Personal information
- Native name: Seán Ó hÉimhín (Irish)
- Born: 1955 (age 70–71) Skibbereen, County Cork, Ireland

Sport
- Sport: Gaelic football
- Position: Left corner-back

Club
- Years: Club
- O'Donovan Rossa

Club titles
- Cork titles: 1
- Munster titles: 1
- All-Ireland Titles: 1

Inter-county*
- Years: County / Apps (scores)
- 1980-1987: Cork / 16 (0-00)

Inter-county titles
- Munster titles: 1
- All-Irelands: 0
- NFL: 1
- All Stars: 1
- *Inter County team apps and scores correct as of 18:09, 3 January 2013.

= John Evans (Gaelic footballer) =

Irish Gaelic footballer

John Evans (born 1955) is an Irish former Gaelic footballer who played as a left corner-back for the Cork senior team.

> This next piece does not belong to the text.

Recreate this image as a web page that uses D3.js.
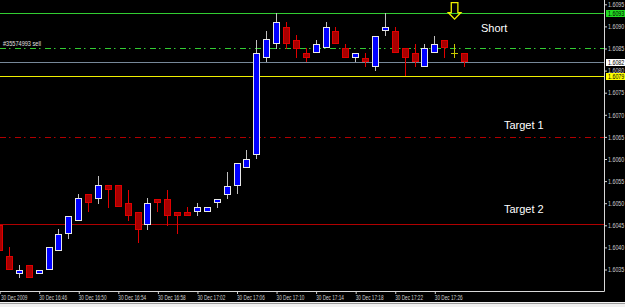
<!DOCTYPE html>

<html>
<head>
    <script src="https://d3js.org/d3.v7.min.js"></script>
<style>
  body { margin: 0; background: #000; }
  svg { display: block; }
  text { font-family: "Liberation Sans", Arial, sans-serif; }
</style>
</head>
<body>
    <div id="Chart">
    </div>
    <script>

// 1 minute bars, 30 Dec 2009
var times = ["16:42","16:43","16:44","16:45","16:46","16:47","16:48","16:49","16:50","16:51",
             "16:52","16:53","16:54","16:55","16:56","16:57","16:58","16:59","17:00","17:01",
             "17:02","17:03","17:04","17:05","17:06","17:07","17:08","17:09","17:10","17:11",
             "17:12","17:13","17:14","17:15","17:16","17:17","17:18","17:19","17:20","17:21",
             "17:22","17:23","17:24","17:25","17:26","17:27","17:28","17:29"];
var open  = [1.60451,1.60381,1.60340,1.60360,1.60340,1.60350,1.60391,1.60430,1.60460,1.60521,
             1.60509,1.60541,1.60541,1.60500,1.60481,1.60450,1.60510,1.60510,1.60481,1.60481,
             1.60480,1.60480,1.60500,1.60519,1.60540,1.60580,1.60609,1.60829,1.60860,1.60899,
             1.60869,1.60839,1.60839,1.60850,1.60890,1.60850,1.60829,1.60829,1.60809,1.60890,
             1.60890,1.60850,1.60839,1.60809,1.60839,1.60869,1.60839,1.60839];
var high  = [1.60451,1.60401,1.60360,1.60360,1.60350,1.60400,1.60441,1.60471,1.60521,1.60521,
             1.60562,1.60541,1.60541,1.60530,1.60481,1.60511,1.60510,1.60530,1.60481,1.60491,
             1.60500,1.60491,1.60510,1.60570,1.60590,1.60620,1.60869,1.60890,1.60930,1.60909,
             1.60881,1.60850,1.60869,1.60909,1.60899,1.60860,1.60839,1.60839,1.60879,1.60930,
             1.60899,1.60850,1.60860,1.60860,1.60879,1.60869,1.60860,1.60839];
var low   = [1.60391,1.60350,1.60330,1.60330,1.60340,1.60350,1.60391,1.60420,1.60460,1.60479,
             1.60499,1.60490,1.60491,1.60460,1.60410,1.60439,1.60480,1.60449,1.60430,1.60470,
             1.60471,1.60480,1.60490,1.60510,1.60520,1.60580,1.60599,1.60819,1.60849,1.60849,
             1.60829,1.60819,1.60839,1.60850,1.60860,1.60829,1.60819,1.60809,1.60799,1.60879,
             1.60839,1.60788,1.60809,1.60809,1.60839,1.60829,1.60829,1.60809];
var close = [1.60391,1.60350,1.60350,1.60330,1.60350,1.60400,1.60430,1.60471,1.60511,1.60500,
             1.60541,1.60529,1.60491,1.60470,1.60440,1.60500,1.60500,1.60470,1.60470,1.60470,
             1.60491,1.60491,1.60510,1.60540,1.60590,1.60600,1.60839,1.60871,1.60909,1.60860,
             1.60849,1.60829,1.60860,1.60899,1.60860,1.60829,1.60839,1.60819,1.60879,1.60899,
             1.60839,1.60829,1.60819,1.60850,1.60860,1.60850,1.60839,1.60819];

// axis ticks
var priceTicks = [1.6035,1.6040,1.6045,1.6050,1.6055,1.6060,1.6065,1.6070,1.6075,1.6080,1.6085,1.6090,1.6095];
var timeTicks = ["16:42","16:46","16:50","16:54","16:58","17:02","17:06","17:10","17:14","17:18","17:22","17:26"];
var timeTickLabels = ["30 Dec 2009","30 Dec 16:46","30 Dec 16:50","30 Dec 16:54","30 Dec 16:58","30 Dec 17:02",
                      "30 Dec 17:06","30 Dec 17:10","30 Dec 17:14","30 Dec 17:18","30 Dec 17:22","30 Dec 17:26"];

// horizontal lines on the chart
var levelNames  = ["stop","sell","bid","yellow","target1","target2"];
var levelPrices = [1.6093, 1.6085, 1.60819, 1.60787, 1.6065, 1.60454];
var orderLabel = "#35574993 sell";

// text objects
var notes      = ["Short","Target 1","Target 2"];
var noteTimes  = ["17:32","17:35","17:35"];
var notePrices = [1.60887, 1.60668, 1.60478];

// down arrow object
var arrowTime = "17:28", arrowPrice = 1.60954;

var width = 625, height = 307,
    plotRight = 604, plotBottom = 291,
    squeeze = 0.76,    // the terminal font is narrow
    squeezeX = 0.67;

var parse = d3.timeParse("%H:%M");

var svg = d3.select("#Chart")
  .append("svg")
    .attr("width", width)
    .attr("height", height);

svg.append("rect")
    .attr("width", width)
    .attr("height", height)
    .attr("fill", "#000");

var x = d3.scaleTime()
    .domain([parse("16:42"), parse("17:29")])
    .range([-0.36, 464.47]);

var y = d3.scaleLinear()
    .domain([1.6035, 1.6095])
    .range([269.5, 4.3]);

var fmt = d3.format(".4f");

svg.append("clipPath").attr("id", "plot")
  .append("rect")
    .attr("width", plotRight)
    .attr("height", plotBottom);

var plot = svg.append("g").attr("clip-path", "url(#plot)");

// level lines
var lineStyle = {
  stop:    {color: "#32cd32", dash: null},
  sell:    {color: "#32cd32", dash: "6,3,1.5,4.5"},
  bid:     {color: "#778899", dash: null},
  yellow:  {color: "#f0f000", dash: null},
  target1: {color: "#b00000", dash: "6,3,1.5,4.5"},
  target2: {color: "#b00000", dash: null}
};

plot.selectAll("line.level")
  .data(levelPrices)
  .enter()
  .append("line")
    .attr("class", "level")
    .attr("x1", 0)
    .attr("x2", plotRight)
    .attr("y1", function (d) { return Math.round(y(d)) + 0.5; })
    .attr("y2", function (d) { return Math.round(y(d)) + 0.5; })
    .attr("stroke", function (d, i) { return lineStyle[levelNames[i]].color; })
    .attr("stroke-dasharray", function (d, i) { return lineStyle[levelNames[i]].dash; })
    .attr("stroke-width", 1);

plot.append("text")
    .attr("transform", "translate(3," + (Math.round(y(levelPrices[1])) - 2) + ") scale(0.8,1)")
    .attr("font-size", 7)
    .attr("fill", "#e0e0e0")
    .text(orderLabel);

// candles
var bars = times.map(function (t, i) {
  return {t: parse(t), o: open[i], h: high[i], l: low[i], c: close[i]};
});

var candle = plot.selectAll("g.bar")
  .data(bars)
  .enter()
  .append("g")
    .attr("class", "bar");

candle.each(function (d) {
  var g = d3.select(this);
  var left = Math.floor(x(d.t)) - 3;
  var cx = left + 3.5;
  var up = d.c > d.o, doji = d.c == d.o;
  var wickColor = doji ? "#c8c800" : (up ? "#c0c0c0" : "#e00000");

  g.append("line")
      .attr("x1", cx).attr("x2", cx)
      .attr("y1", Math.round(y(d.h)))
      .attr("y2", Math.round(y(d.l)))
      .attr("stroke", wickColor);

  if (doji) {
    g.append("line")
        .attr("x1", left).attr("x2", left + 7)
        .attr("y1", Math.round(y(d.o)) + 0.5)
        .attr("y2", Math.round(y(d.o)) + 0.5)
        .attr("stroke", wickColor);
    return;
  }
  var top = Math.round(y(Math.max(d.o, d.c))),
      bottom = Math.round(y(Math.min(d.o, d.c)));
  g.append("rect")
      .attr("x", left + 0.5)
      .attr("y", top + 0.5)
      .attr("width", 6)
      .attr("height", Math.max(bottom - top - 1, 1))
      .attr("fill", up ? "#0000ff" : "#a80000")
      .attr("stroke", up ? "#e8e8e8" : "#e00000")
      .attr("stroke-width", 1);
});

// arrow
var ax = x(parse(arrowTime)), ay = y(arrowPrice);
plot.append("path")
    .attr("d", "M" + (ax - 3.3) + "," + ay + " H" + (ax + 3.3) + " V" + (ay + 10) +
               " H" + (ax + 6.3) + " L" + ax + "," + (ay + 16.6) + " L" + (ax - 6.3) + "," + (ay + 10) +
               " H" + (ax - 3.3) + " Z")
    .attr("fill", "none")
    .attr("stroke", "#f0f000")
    .attr("stroke-width", 1.3);

// notes
plot.selectAll("text.note")
  .data(notes)
  .enter()
  .append("text")
    .attr("class", "note")
    .attr("x", function (d, i) { return x(parse(noteTimes[i])); })
    .attr("y", function (d, i) { return y(notePrices[i]); })
    .attr("text-anchor", "middle")
    .attr("font-size", 11)
    .attr("fill", "#ffffff")
    .text(function (d) { return d; });

// right price axis
var yAxis = svg.append("g")
    .attr("transform", "translate(" + plotRight + ",0)")
    .call(d3.axisRight(y).tickValues(priceTicks).tickSize(3).tickFormat(fmt));
yAxis.select(".domain").remove();
yAxis.selectAll("line").attr("stroke", "#d0d0d0");
yAxis.selectAll("text")
    .attr("fill", "#d0d0d0")
    .attr("font-size", 7)
    .attr("font-family", "Liberation Sans, Arial, sans-serif")
    .attr("x", 4 / squeeze)
    .attr("transform", "scale(" + squeeze + ",1)");

svg.append("line")
    .attr("x1", plotRight + 0.5).attr("x2", plotRight + 0.5)
    .attr("y1", 0).attr("y2", plotBottom + 0.5)
    .attr("stroke", "#d8d8d8");

// price tags
var tagLevels = [0, 2, 3];
var tagColors = ["#22dd22", "#ffffff", "#ffff00"];
svg.selectAll("g.tag")
  .data(tagLevels)
  .enter()
  .append("g")
    .attr("class", "tag")
    .each(function (d, i) {
      var g = d3.select(this), py = Math.round(y(levelPrices[d]));
      g.append("rect")
          .attr("x", plotRight + 2)
          .attr("y", py - 3)
          .attr("width", width - plotRight - 2)
          .attr("height", 7)
          .attr("fill", tagColors[i]);
      g.append("text")
          .attr("transform", "translate(" + (plotRight + 4) + "," + (py + 3) + ") scale(" + squeeze + ",1)")
          .attr("font-size", 7)
          .attr("fill", "#000")
          .text(fmt(levelPrices[d]));
    });

// bottom time axis
var xAxis = svg.append("g")
    .attr("transform", "translate(0," + plotBottom + ")")
    .call(d3.axisBottom(x).tickValues(timeTicks.map(parse)).tickSize(3)
      .tickFormat(function (d, i) { return timeTickLabels[i]; }));
xAxis.select(".domain").remove();
xAxis.selectAll("line").attr("stroke", "#d0d0d0");
xAxis.selectAll("text")
    .attr("fill", "#d0d0d0")
    .attr("font-size", 7)
    .attr("font-family", "Liberation Sans, Arial, sans-serif")
    .attr("text-anchor", "start")
    .attr("x", function (d, i) { return (i == 0 ? 0.8 : -0.5) / squeezeX; })
    .attr("y", 9)
    .attr("dy", 0)
    .attr("transform", "scale(" + squeezeX + ",1)");

svg.append("line")
    .attr("x1", 0).attr("x2", plotRight + 0.5)
    .attr("y1", plotBottom + 0.5).attr("y2", plotBottom + 0.5)
    .attr("stroke", "#d8d8d8");

// window strip under the chart
svg.append("rect")
    .attr("x", 0).attr("y", 302)
    .attr("width", width).attr("height", 5)
    .attr("fill", "#f0f0f0");
svg.append("line")
    .attr("x1", 0).attr("x2", width)
    .attr("y1", 303.5).attr("y2", 303.5)
    .attr("stroke", "#9a9a9a");

</script>
</body>
</html>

Evans joined the team during the 1980 championship and was a regular member of the starting fifteen until his retirement after the 1987 championship. During that time he won one Munster medal, one National League medal and one All-Star award. Evans was an All-Ireland runner-up on one occasions.

At club level Evans is a one-time All-Ireland medalist with O'Donovan Rossa. In addition to this he has also won one Munster medal and one county club championship medal.